Rush Limborg wrote: View Post
^I myself would say it would be necessary. As for the question of morality, I would say: what would be the alternative, in allowing the reactor to exist?

Assuming the government is the same as it is now...the alternative is either 1) genocide by Iran's government (remember, Ahmadinejad has repeatedly expressed his desire to destroy Israel), or 2) international nuclear war, heralded by the US fighting to prevent this genocide.
Actually, one of the reasons I chose Iran is that the intentions of the Iranian government are not nearly so clear as what you're claiming.

Just like the Breen's.

The Breen clearly intend to try to start out-competing the Federation. Does that mean they intend to actually start a war? Or to actually act in an aggressive manner against Federation citizens, territory, or otherwise threaten Federation security?

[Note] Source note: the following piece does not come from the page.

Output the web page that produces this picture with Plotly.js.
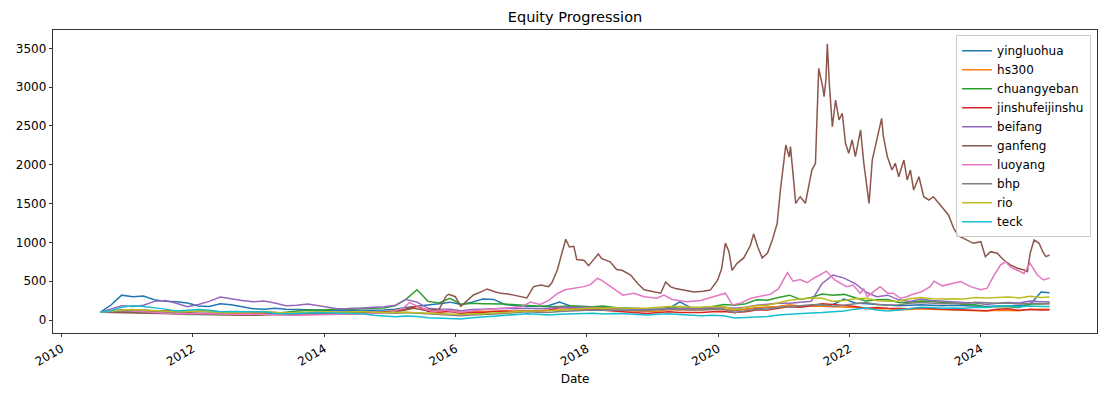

The Federation clearly believes the Breen intend to share slipstream technology with the other Typhon Pact members. Yet we know for a fact, from their internal politics scenes, that the Breen intend to monopolize the slipstream to compete with their fellow Pact members.

Similarly, Iran's intentions are not clear. Ahmadinejad has said what he's said, but Ahmadinejad is not the actual ruler of the country -- Supreme Leader Ali Khamenei is the real power in Iran, and he's been quite a bit less belligerent over his twenty-one years in power. I'm not going to say anything else about this, other than that the Iranian government's intentions are not clear.